All of which makes the GT a ridiculously easy machine to exploit and thoroughly relish.
Left in the Comfort setting, the GT rides far more comfortably than expected, with none of the crash and thump you’d expect from a car of such dynamic ability. And you’ll have to be seriously cavalier in your attitude to other traffic and or license loss to feel the need to toughen up the undercarriage in the interests of greater handling prowess.
This is a candy floss-sweet chassis; responsive, agile and highly rewarding to push down twisting roads. Levels of grip are so high that, in the absence of a track on which to experiment, the car proves far braver than I, darting into corners with precision, urgency and minimal body roll, challenging you get back on the throttle ever earlier as confidence in its abilities grow.

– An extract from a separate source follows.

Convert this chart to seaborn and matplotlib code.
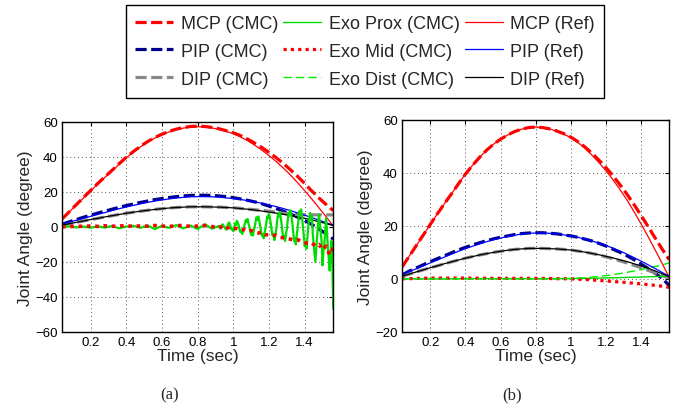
import numpy as np
import pandas as pd
import matplotlib
matplotlib.use("Agg")
import matplotlib.pyplot as plt
import seaborn as sns

# sample times of the smooth joint curves (sec)
t_joint = [0.04, 0.08, 0.12, 0.16, 0.20, 0.24, 0.28, 0.32, 0.36, 0.40,
           0.44, 0.48, 0.52, 0.56, 0.60, 0.64, 0.68, 0.72, 0.76, 0.80,
           0.84, 0.88, 0.92, 0.96, 1.00, 1.04, 1.08, 1.12, 1.16, 1.20,
           1.24, 1.28, 1.32, 1.36, 1.40, 1.44, 1.48, 1.52, 1.56]

# reference trajectories (same in both panels), degree
mcp_ref = [4.5, 8.5, 12.5, 16.5, 20.5, 24.5, 28.3, 32.0, 35.8, 39.5,
           42.8, 45.8, 48.5, 50.8, 52.7, 54.3, 55.6, 56.5, 57.1, 57.3,
           57.1, 56.6, 55.7, 54.6, 53.3, 51.5, 49.3, 46.7, 43.9, 40.8,
           37.4, 33.7, 29.7, 25.3, 20.7, 15.9, 10.9, 5.8, 0.5]
pip_ref = [1.5, 2.7, 3.8, 4.9, 6.0, 7.1, 8.2, 9.3, 10.4, 11.4,
           12.3, 13.2, 14.0, 14.8, 15.4, 16.0, 16.5, 16.9, 17.2, 17.3,
           17.3, 17.2, 17.0, 16.6, 16.2, 15.7, 15.0, 14.3, 13.5, 12.6,
           11.6, 10.5, 9.3, 8.0, 6.7, 5.3, 3.9, 2.4, 1.0]
dip_ref = [1.0, 1.8, 2.6, 3.4, 4.2, 4.9, 5.7, 6.4, 7.1, 7.8,
           8.4, 9.0, 9.5, 10.0, 10.4, 10.8, 11.1, 11.3, 11.5, 11.5,
           11.5, 11.4, 11.3, 11.1, 10.9, 10.5, 10.1, 9.6, 9.1, 8.5,
           7.9, 7.2, 6.5, 5.7, 4.9, 4.0, 3.0, 1.9, 0.8]

# panel (a) CMC results
mcp_cmc_a = [4.5, 8.6, 12.7, 16.8, 20.8, 24.8, 28.6, 32.3, 36.1, 39.8,
             43.1, 46.1, 48.8, 51.1, 53.0, 54.6, 55.9, 56.8, 57.4, 57.6,
             57.4, 56.9, 56.1, 55.0, 53.8, 52.2, 50.2, 47.9, 45.4, 42.6,
             39.6, 36.3, 32.7, 28.9, 24.8, 20.5, 16.5, 12.8, 9.3]
pip_cmc_a = [1.5, 2.9, 4.2, 5.5, 6.7, 7.9, 9.0, 10.1, 11.2, 12.2,
             13.1, 14.0, 14.8, 15.6, 16.2, 16.8, 17.3, 17.7, 18.0, 18.1,
             18.1, 18.0, 17.7, 17.3, 16.7, 16.0, 15.2, 14.3, 13.2, 11.9,
             10.5, 9.0, 7.4, 5.6, 3.6, 1.4, -1.2, -4.0, -7.0]
dip_cmc_a = [1.0, 1.8, 2.6, 3.4, 4.2, 4.9, 5.7, 6.4, 7.1, 7.8,
             8.4, 9.0, 9.5, 10.0, 10.4, 10.8, 11.1, 11.3, 11.5, 11.5,
             11.5, 11.4, 11.3, 11.1, 10.9, 10.6, 10.2, 9.8, 9.4, 9.0,
             8.4, 7.8, 7.3, 7.0, 6.9, 6.9, 6.9, 6.9, 6.9]

# panel (b) CMC results
mcp_cmc_b = [4.5, 8.5, 12.5, 16.5, 20.5, 24.5, 28.3, 32.0, 35.8, 39.5,
             42.8, 45.8, 48.5, 50.8, 52.7, 54.3, 55.6, 56.5, 57.1, 57.3,
             57.1, 56.6, 55.8, 54.8, 53.5, 51.8, 49.8, 47.4, 44.8, 42.0,
             38.9, 35.5, 31.9, 28.0, 23.9, 19.7, 15.4, 11.2, 7.2]
pip_cmc_b = [1.5, 2.9, 4.1, 5.3, 6.5, 7.6, 8.7, 9.8, 10.9, 11.9,
             12.8, 13.6, 14.4, 15.1, 15.7, 16.2, 16.7, 17.1, 17.3, 17.4,
             17.4, 17.2, 17.0, 16.6, 16.2, 15.7, 15.0, 14.3, 13.4, 12.4,
             11.2, 10.0, 8.7, 7.2, 5.6, 3.9, 2.1, 0.2, -2.5]
dip_cmc_b = [1.0, 1.8, 2.6, 3.4, 4.2, 4.9, 5.7, 6.4, 7.1, 7.8,
             8.4, 9.0, 9.5, 10.0, 10.4, 10.8, 11.1, 11.3, 11.5, 11.5,
             11.5, 11.4, 11.3, 11.1, 10.9, 10.5, 10.1, 9.6, 9.0, 8.3,
             7.6, 6.8, 6.0, 5.1, 4.2, 3.2, 2.2, 1.2, 0.3]

# panel (a) exoskeleton joints (noisy)
t_exo_a_early = [0.04, 0.08, 0.12, 0.16, 0.20, 0.24, 0.28, 0.32, 0.36, 0.40, 0.44,
                 0.48, 0.52, 0.56, 0.60, 0.64, 0.68, 0.72, 0.76, 0.80, 0.84, 0.88]
prox_a_early = [0, 0.3, -0.3, 0.2, -0.5, 0.3, -0.4, 0.5, -0.8, 0.2, 0.6,
                -0.5, 0.8, -1.2, 0.6, -0.5, 1.0, -0.8, 0.8, -1.2, 1.5, -1.0]
mid_a_early = [0, 0.2, 0.4, 0.3, 0.5, 0.3, 0.6, 0.4, 0.5, 0.7, 0.3,
               0.6, 0.4, 0.8, 0.5, 0.3, 0.6, 0.9, 0.2, 0.5, 0.8, 0.2]
# 0.92 ... 1.56 s, every 0.005 s
prox_a_late = [0.5, -0.5, -1, 0.5, 1.5, 0.5, 0, -1, -1.5, 0, 1.5, 2.5, 2,
               0, -1.5, -1, -2.5, -1.5, 2, 1, 3.5, 2.5, 1, -1.5, -3, -2,
               -4, -2.5, 0, 2, 4, 3, 4.5, 2, 0, -2.5, -4.5, -3.5, -5, -2,
               0, 3, 5.5, 4, 6, 3.5, 1, -2.5, -5, -4, -6.5, -3.5, -1, 2.5,
               6, 5, 7.5, 5, 2, -2, -5, -4, -7.5, -5, -2, 3, 7, 6, 8.5,
               5.5, 2, -2.5, -6, -5, -8, -4.5, -1, 4, 8, 6.5, 9.5, 7, 3,
               -2, -8, -6.5, -10, -5, -1, 4, 9, 7.5, 10, 6, 0, -5, -11,
               -9, -12.5, -6, 0, 5, 8, 4, 6, -3, -10, -15, -20, -12, -5,
               2, 7, 2, -3, -9, -22, -14, -10, -2, 5, -4, -12, -18, -25,
               -15, -8, -20, -47]
mid_a_late = [-0.5, 0.5, -1, 0, -0.8, -1, -2, -1.5, -2.5, -2, -3, -3.5, -3,
              -4.5, -4.5, -5, -4.8, -6, -6.2, -6.5, -7, -7.5, -7.2, -8.5,
              -9, -9.5, -9, -11, -10, -13, -11, -16, -12]  # every 0.02 s

# panel (b) exoskeleton joints
t_exo_b = [0.04, 0.2, 0.4, 0.6, 0.8, 0.9, 1.0, 1.1, 1.2, 1.3, 1.4, 1.5, 1.56]
prox_b = [0, 0, 0.1, 0.1, 0.1, 0.1, 0.15, 0.2, 0.35, 0.5, 0.7, 0.9, 1.0]
mid_b = [0, 0.3, 0.3, 0.2, 0.2, 0.1, 0, -0.3, -0.8, -1.3, -1.9, -2.6, -3.2]
dist_b = [0, 0, 0, 0, 0, 0, 0.1, 0.5, 1.2, 2.2, 3.5, 5.0, 6.0]

labels = ["MCP (CMC)", "PIP (CMC)", "DIP (CMC)",
          "Exo Prox (CMC)", "Exo Mid (CMC)", "Exo Dist (CMC)",
          "MCP (Ref)", "PIP (Ref)", "DIP (Ref)"]

sns.set_theme(style="white")
plt.rcParams["font.family"] = ["Liberation Sans", "DejaVu Sans"]

dash = (0, (3.5, 1.4))
styles = {
    "MCP (CMC)": dict(color="#ff0000", lw=2.3, ls=dash),
    "PIP (CMC)": dict(color="#00008b", lw=2.3, ls=dash),
    "DIP (CMC)": dict(color="#888888", lw=2.3, ls=dash),
    "Exo Prox (CMC)": dict(color="#00dd00", lw=1.0, ls="-"),
    "Exo Mid (CMC)": dict(color="#ff0000", lw=2.3, ls=(0, (1, 1.3))),
    "Exo Dist (CMC)": dict(color="#00ee00", lw=1.0, ls=(0, (6, 3))),
    "MCP (Ref)": dict(color="#ff0000", lw=0.9, ls="-"),
    "PIP (Ref)": dict(color="#0000ff", lw=0.9, ls="-"),
    "DIP (Ref)": dict(color="#000000", lw=0.9, ls="-"),
}


def curve(ax, t, y, name, lw=None):
    st = styles[name]
    sns.lineplot(x=np.asarray(t, float), y=np.asarray(y, float), ax=ax,
                 color=st["color"], linewidth=lw or st["lw"], linestyle=st["ls"],
                 label=name, legend=False, estimator=None, sort=False)


fig = plt.figure(figsize=(6.85, 4.14), dpi=100)
ax_a = fig.add_axes([0.0905, 0.196, 0.396, 0.507])
ax_b = fig.add_axes([0.587, 0.196, 0.390, 0.512])

t_prox_late = np.linspace(0.92, 1.56, len(prox_a_late))
t_mid_late = np.linspace(0.92, 1.56, len(mid_a_late))

# panel (a)
curve(ax_a, t_joint, mcp_cmc_a, "MCP (CMC)")
curve(ax_a, t_joint, pip_cmc_a, "PIP (CMC)")
curve(ax_a, t_joint, dip_cmc_a, "DIP (CMC)")
curve(ax_a, t_joint, mcp_ref, "MCP (Ref)")
curve(ax_a, t_joint, pip_ref, "PIP (Ref)")
curve(ax_a, t_joint, dip_ref, "DIP (Ref)")
curve(ax_a, np.r_[t_exo_a_early, t_prox_late], prox_a_early + prox_a_late,
      "Exo Prox (CMC)", lw=1.6)
curve(ax_a, np.r_[t_exo_a_early, t_mid_late], mid_a_early + mid_a_late,
      "Exo Mid (CMC)", lw=2.6)

# panel (b)
curve(ax_b, t_joint, mcp_cmc_b, "MCP (CMC)")
curve(ax_b, t_joint, pip_cmc_b, "PIP (CMC)")
curve(ax_b, t_joint, dip_cmc_b, "DIP (CMC)")
curve(ax_b, t_exo_b, prox_b, "Exo Prox (CMC)")
curve(ax_b, t_exo_b, mid_b, "Exo Mid (CMC)")
curve(ax_b, t_exo_b, dist_b, "Exo Dist (CMC)")
curve(ax_b, t_joint, mcp_ref, "MCP (Ref)")
curve(ax_b, t_joint, pip_ref, "PIP (Ref)")
curve(ax_b, t_joint, dip_ref, "DIP (Ref)")

for ax, ylim, yt in [(ax_a, (-60, 60), range(-60, 61, 20)),
                     (ax_b, (-20, 60), range(-20, 61, 20))]:
    ax.set_xlim(0.04, 1.56)
    ax.set_ylim(*ylim)
    ax.set_xticks([0.2, 0.4, 0.6, 0.8, 1.0, 1.2, 1.4])
    ax.set_xticklabels(["0.2", "0.4", "0.6", "0.8", "1", "1.2", "1.4"])
    ax.set_yticks(list(yt))
    ax.set_yticklabels([str(v).replace("-", "\u2212") for v in yt])
    ax.grid(True, color="#555555", linestyle=(0, (1, 3)), linewidth=0.7)
    ax.tick_params(direction="in", length=3, width=0.8, labelsize=9.5,
                   top=True, right=True, colors="black", pad=3)
    for sp in ax.spines.values():
        sp.set_color("black")
        sp.set_linewidth(1.0)
    ax.set_xlabel("Time (sec)", fontsize=12.5, labelpad=0)
    ax.set_ylabel("Joint Angle (degree)", fontsize=12.5, labelpad=2)

fig.text(170 / 685, 1 - 395 / 414, "(a)", ha="center", va="center",
         fontsize=12, family=["Liberation Serif", "DejaVu Serif"])
fig.text(512 / 685, 1 - 395 / 414, "(b)", ha="center", va="center",
         fontsize=12, family=["Liberation Serif", "DejaVu Serif"])

handles = {l.get_label(): l for l in ax_b.get_lines()}
leg = fig.legend([handles[n] for n in labels], labels, ncol=3,
                 loc="upper center", bbox_to_anchor=(365 / 685, 1 - 6 / 414),
                 fontsize=13, frameon=True, fancybox=False, framealpha=1,
                 edgecolor="black", borderpad=0.55, labelspacing=0.6,
                 columnspacing=0.3, handletextpad=0.4, handlelength=2.1,
                 borderaxespad=0)
leg.get_frame().set_linewidth(1.0)

fig.savefig("out.png", dpi=100)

Throughout, the steering is a delight of crisp, direct and communicative accuracy, the rim trembling under your touch like a gun-shy Labrador on a shoot. Only once -with the handling set in Sport mode- did I stumble across a section of Mudfordshire tarmac so dire that the wheel was quite aggressively knocked about by the surface below…
Carbon ceramic brakes offer massive stopping power, but the pedal itself requires acclimatisation, feeling somewhat wooden and lifeless unless you’re leaning on it with considerable vim, at which point your passenger will be retrieving their tonsils from the glovebox.
All of which adds up to a high-performance car as utterly enthralling and addictive as any McLaren. A GT, though? Of that I remain somewhat unconvinced. But that’s not the car’s fault -it didn’t choose its name.